Only the lines from the line containing "Write a Python" to the line containing "97.2, 96.9, 95.8, 97.0, 97.4, 95.5, 94.7, 93.9, 97.0]", with both of those lines, are to be repeated exactly. Leave the images out.

_Material:_
========

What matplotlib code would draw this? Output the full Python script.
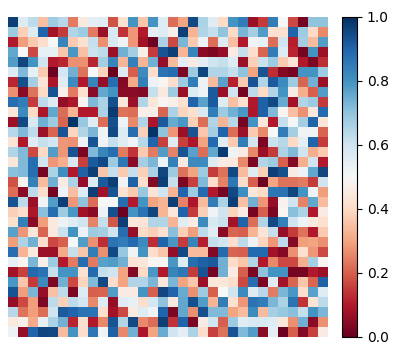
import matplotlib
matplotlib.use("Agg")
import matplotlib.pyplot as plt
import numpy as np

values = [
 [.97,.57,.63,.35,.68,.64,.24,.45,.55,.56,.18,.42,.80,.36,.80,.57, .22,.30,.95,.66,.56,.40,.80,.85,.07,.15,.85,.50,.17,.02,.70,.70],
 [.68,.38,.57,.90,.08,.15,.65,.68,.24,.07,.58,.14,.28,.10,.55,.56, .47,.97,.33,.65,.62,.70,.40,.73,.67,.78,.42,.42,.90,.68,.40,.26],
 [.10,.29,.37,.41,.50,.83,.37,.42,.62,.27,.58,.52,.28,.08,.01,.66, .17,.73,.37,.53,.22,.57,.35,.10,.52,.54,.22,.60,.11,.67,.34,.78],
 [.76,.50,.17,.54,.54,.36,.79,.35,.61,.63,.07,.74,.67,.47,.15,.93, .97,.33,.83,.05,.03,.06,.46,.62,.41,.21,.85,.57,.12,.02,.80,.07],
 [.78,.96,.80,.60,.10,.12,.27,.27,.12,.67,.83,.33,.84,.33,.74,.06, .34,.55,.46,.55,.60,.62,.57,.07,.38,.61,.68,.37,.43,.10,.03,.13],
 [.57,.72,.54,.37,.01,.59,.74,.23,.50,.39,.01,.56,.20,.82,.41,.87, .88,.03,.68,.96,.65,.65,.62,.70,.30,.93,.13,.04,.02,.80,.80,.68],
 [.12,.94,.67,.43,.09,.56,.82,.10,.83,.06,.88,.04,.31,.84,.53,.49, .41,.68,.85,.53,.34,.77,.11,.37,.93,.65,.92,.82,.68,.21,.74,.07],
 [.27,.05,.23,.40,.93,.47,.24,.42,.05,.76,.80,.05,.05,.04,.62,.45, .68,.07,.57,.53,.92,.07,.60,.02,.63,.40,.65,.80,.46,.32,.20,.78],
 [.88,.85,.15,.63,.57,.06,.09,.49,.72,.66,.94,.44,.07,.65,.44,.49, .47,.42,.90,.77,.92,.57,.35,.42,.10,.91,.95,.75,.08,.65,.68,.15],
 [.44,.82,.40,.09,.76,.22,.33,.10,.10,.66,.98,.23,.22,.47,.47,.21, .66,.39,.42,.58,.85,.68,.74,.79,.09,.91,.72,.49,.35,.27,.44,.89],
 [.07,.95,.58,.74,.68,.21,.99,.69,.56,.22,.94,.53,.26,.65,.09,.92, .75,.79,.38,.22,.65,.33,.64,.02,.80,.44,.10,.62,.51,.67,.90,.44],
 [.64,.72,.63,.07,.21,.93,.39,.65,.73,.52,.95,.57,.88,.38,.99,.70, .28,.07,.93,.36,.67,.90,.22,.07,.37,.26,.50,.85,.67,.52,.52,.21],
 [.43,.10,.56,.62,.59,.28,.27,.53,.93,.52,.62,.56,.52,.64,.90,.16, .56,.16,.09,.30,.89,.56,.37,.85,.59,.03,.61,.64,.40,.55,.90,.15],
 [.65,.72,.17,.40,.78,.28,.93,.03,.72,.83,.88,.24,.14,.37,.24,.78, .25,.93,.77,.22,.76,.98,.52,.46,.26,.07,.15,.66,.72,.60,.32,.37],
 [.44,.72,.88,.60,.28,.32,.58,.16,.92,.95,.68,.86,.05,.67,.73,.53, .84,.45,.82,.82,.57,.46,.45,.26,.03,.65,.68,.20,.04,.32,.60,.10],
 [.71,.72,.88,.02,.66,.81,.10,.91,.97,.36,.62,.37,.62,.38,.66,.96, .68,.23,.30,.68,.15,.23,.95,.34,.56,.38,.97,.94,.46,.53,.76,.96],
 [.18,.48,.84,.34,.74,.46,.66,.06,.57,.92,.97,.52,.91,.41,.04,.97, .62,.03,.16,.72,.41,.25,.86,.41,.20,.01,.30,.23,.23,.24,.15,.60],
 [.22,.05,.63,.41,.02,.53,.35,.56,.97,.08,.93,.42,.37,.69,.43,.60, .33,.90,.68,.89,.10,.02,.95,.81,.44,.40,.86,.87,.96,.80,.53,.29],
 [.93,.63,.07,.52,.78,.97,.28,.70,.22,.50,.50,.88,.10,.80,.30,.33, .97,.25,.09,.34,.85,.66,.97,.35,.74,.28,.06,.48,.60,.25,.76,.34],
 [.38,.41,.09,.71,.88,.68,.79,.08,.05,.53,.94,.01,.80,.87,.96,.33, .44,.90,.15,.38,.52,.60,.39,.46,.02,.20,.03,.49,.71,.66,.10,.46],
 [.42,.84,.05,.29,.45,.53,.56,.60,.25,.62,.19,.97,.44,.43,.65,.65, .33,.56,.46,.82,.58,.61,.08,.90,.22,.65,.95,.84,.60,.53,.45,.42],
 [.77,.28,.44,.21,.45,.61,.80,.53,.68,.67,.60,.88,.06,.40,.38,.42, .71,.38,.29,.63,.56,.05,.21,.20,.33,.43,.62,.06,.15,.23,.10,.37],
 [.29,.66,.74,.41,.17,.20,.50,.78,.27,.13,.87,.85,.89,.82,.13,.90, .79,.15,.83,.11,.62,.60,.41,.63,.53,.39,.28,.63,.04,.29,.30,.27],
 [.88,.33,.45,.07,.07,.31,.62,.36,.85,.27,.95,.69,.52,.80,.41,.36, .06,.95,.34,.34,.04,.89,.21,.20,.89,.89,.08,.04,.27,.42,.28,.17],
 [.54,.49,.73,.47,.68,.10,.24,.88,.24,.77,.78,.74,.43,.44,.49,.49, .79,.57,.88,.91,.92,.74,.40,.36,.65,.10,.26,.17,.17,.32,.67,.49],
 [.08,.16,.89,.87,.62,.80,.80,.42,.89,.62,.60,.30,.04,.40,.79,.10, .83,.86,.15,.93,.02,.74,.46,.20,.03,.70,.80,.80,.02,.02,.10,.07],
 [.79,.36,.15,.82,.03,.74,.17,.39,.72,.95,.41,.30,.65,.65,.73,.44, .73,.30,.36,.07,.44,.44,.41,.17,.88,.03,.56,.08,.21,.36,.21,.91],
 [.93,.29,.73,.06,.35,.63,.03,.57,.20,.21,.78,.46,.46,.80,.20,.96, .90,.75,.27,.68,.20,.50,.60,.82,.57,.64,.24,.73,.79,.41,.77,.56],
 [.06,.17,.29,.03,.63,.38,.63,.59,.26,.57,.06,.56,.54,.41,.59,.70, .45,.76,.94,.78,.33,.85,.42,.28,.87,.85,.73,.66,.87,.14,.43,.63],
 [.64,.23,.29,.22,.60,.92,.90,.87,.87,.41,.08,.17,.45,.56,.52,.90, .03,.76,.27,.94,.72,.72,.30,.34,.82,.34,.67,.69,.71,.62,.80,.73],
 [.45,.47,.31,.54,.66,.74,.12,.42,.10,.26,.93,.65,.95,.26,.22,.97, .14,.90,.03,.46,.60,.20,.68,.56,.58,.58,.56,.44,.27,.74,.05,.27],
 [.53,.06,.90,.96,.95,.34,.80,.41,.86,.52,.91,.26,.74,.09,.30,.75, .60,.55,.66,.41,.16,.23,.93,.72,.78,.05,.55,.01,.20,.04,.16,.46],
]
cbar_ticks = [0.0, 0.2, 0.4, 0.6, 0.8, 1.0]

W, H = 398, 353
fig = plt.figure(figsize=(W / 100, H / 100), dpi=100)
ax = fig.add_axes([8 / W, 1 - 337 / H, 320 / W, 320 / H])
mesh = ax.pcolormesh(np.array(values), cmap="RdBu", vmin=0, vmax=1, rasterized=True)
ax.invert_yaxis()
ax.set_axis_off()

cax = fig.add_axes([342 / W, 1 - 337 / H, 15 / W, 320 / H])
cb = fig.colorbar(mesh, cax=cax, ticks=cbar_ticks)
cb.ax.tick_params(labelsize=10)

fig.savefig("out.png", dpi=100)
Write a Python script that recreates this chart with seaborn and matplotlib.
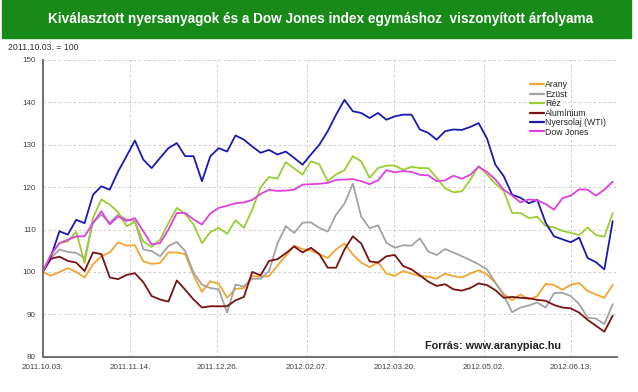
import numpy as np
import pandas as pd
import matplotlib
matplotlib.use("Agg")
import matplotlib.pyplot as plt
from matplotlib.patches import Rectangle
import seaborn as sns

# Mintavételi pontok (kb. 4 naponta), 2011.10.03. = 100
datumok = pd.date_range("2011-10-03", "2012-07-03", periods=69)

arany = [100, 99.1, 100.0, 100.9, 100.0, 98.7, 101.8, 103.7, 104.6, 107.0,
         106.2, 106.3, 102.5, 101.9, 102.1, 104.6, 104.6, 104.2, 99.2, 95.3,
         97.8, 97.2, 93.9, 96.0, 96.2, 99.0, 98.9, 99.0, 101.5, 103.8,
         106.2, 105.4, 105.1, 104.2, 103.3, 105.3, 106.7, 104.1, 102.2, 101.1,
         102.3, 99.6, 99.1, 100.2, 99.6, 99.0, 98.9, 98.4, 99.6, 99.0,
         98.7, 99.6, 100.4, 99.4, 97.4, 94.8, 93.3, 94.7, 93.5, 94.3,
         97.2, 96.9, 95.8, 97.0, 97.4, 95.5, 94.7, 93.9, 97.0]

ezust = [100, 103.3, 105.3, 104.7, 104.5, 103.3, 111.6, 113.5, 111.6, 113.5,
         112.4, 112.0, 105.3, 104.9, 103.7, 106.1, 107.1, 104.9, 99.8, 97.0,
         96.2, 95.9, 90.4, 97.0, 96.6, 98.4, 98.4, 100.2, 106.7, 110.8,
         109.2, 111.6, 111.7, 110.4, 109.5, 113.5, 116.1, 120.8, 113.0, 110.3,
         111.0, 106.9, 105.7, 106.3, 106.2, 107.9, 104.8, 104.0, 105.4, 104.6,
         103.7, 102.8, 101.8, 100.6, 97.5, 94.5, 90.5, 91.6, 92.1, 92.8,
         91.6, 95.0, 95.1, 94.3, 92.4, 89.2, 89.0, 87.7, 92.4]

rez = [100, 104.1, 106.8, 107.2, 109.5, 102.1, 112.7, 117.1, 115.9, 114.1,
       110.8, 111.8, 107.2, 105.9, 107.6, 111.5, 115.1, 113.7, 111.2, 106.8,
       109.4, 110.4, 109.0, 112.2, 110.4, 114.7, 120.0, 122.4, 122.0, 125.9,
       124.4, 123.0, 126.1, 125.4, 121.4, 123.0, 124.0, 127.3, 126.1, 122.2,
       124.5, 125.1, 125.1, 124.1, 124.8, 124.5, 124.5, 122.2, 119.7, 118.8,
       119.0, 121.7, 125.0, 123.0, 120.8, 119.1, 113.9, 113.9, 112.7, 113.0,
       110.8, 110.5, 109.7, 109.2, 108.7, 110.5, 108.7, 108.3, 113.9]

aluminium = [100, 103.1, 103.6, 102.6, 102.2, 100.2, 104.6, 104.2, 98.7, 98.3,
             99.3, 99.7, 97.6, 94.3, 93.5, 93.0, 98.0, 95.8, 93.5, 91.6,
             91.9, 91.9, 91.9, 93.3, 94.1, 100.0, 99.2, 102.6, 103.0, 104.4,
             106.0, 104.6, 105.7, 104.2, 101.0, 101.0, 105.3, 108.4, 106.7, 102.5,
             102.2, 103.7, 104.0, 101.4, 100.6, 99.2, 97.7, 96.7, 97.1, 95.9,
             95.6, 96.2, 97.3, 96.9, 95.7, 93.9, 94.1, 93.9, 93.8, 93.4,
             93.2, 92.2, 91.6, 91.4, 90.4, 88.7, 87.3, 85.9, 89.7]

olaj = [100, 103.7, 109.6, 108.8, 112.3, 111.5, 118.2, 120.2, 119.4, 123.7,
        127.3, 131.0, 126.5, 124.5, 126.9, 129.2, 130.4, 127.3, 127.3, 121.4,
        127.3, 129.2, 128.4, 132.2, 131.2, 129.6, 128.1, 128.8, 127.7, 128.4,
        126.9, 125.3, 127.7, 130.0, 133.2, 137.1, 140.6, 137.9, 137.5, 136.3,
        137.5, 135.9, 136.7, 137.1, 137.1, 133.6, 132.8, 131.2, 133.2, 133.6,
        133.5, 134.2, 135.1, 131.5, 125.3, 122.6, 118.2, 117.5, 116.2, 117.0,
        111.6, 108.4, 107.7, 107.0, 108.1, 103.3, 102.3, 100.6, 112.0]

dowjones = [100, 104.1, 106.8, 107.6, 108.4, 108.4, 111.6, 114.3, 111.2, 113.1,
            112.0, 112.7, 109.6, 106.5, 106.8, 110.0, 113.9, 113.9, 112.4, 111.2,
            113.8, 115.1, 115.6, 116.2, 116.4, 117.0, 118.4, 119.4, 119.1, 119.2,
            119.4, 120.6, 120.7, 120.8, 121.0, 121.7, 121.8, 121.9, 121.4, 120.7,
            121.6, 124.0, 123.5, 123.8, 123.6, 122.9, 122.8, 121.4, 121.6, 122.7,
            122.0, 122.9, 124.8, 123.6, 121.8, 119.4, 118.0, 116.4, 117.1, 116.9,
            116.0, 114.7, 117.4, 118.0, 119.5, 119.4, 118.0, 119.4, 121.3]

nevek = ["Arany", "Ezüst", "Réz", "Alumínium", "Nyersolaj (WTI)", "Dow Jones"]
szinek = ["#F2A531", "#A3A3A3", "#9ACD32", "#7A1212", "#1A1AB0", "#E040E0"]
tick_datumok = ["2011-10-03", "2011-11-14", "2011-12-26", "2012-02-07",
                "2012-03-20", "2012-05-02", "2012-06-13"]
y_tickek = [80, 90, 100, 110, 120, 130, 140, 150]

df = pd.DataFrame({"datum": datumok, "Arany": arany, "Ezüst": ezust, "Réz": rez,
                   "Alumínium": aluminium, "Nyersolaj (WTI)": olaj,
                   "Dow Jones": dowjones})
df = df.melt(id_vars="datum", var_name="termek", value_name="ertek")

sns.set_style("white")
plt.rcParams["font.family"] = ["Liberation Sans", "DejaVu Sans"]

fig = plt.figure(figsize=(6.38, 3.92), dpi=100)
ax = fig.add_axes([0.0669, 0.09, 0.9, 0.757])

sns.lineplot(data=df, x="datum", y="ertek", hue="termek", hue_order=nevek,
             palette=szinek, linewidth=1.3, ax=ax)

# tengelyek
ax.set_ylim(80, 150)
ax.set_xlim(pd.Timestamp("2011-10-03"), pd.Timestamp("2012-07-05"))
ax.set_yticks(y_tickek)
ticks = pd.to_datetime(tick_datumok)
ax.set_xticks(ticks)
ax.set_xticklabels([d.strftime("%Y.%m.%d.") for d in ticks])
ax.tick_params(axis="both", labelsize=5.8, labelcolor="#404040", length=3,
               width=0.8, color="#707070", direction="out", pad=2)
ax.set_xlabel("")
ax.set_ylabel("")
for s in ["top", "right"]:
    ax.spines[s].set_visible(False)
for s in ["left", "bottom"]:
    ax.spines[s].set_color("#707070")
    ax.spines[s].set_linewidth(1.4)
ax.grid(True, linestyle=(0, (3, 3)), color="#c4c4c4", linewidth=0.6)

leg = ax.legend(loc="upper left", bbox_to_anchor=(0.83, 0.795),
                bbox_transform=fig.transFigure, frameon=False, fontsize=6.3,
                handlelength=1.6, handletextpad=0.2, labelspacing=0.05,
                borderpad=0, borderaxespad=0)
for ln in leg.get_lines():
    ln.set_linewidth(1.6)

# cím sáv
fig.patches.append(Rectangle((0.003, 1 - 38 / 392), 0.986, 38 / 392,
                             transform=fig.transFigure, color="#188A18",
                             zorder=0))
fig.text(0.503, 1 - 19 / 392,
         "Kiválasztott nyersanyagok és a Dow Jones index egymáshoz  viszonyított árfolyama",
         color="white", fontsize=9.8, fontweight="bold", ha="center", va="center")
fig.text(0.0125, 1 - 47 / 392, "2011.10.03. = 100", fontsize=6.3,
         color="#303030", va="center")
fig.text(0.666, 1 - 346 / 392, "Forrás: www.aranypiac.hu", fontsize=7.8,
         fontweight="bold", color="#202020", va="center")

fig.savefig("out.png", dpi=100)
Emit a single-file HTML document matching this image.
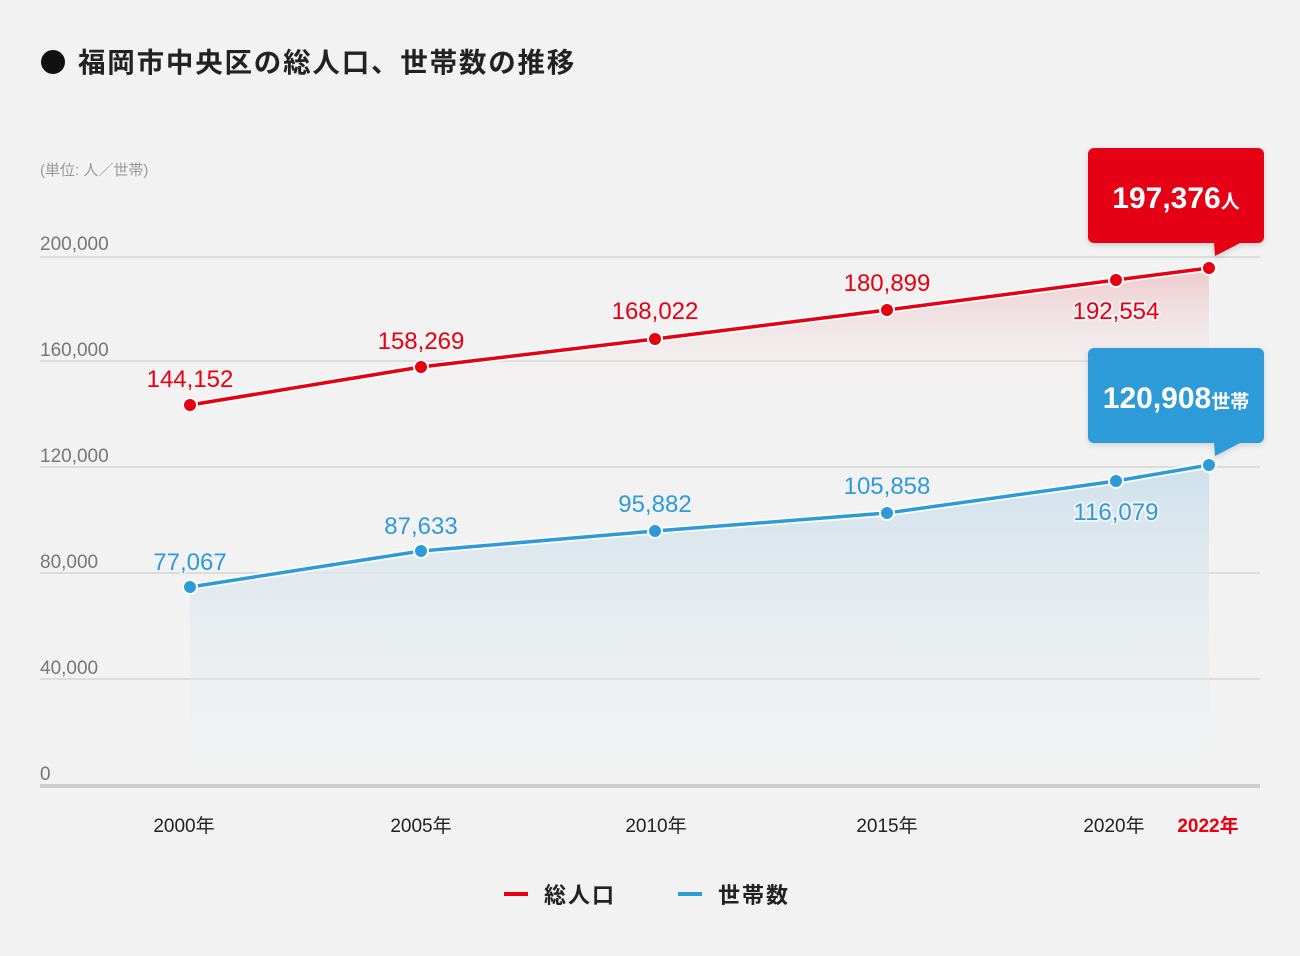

========

_Correct output:_
Write a Python script that recreates this chart with seaborn and matplotlib.
import numpy as np
import pandas as pd
import matplotlib
matplotlib.use("Agg")
import matplotlib.pyplot as plt
from matplotlib.patches import Rectangle
import seaborn as sns

# Mintavételi pontok (kb. 4 naponta), 2011.10.03. = 100
datumok = pd.date_range("2011-10-03", "2012-07-03", periods=69)

arany = [100, 99.1, 100.0, 100.9, 100.0, 98.7, 101.8, 103.7, 104.6, 107.0,
         106.2, 106.3, 102.5, 101.9, 102.1, 104.6, 104.6, 104.2, 99.2, 95.3,
         97.8, 97.2, 93.9, 96.0, 96.2, 99.0, 98.9, 99.0, 101.5, 103.8,
         106.2, 105.4, 105.1, 104.2, 103.3, 105.3, 106.7, 104.1, 102.2, 101.1,
         102.3, 99.6, 99.1, 100.2, 99.6, 99.0, 98.9, 98.4, 99.6, 99.0,
         98.7, 99.6, 100.4, 99.4, 97.4, 94.8, 93.3, 94.7, 93.5, 94.3,
         97.2, 96.9, 95.8, 97.0, 97.4, 95.5, 94.7, 93.9, 97.0]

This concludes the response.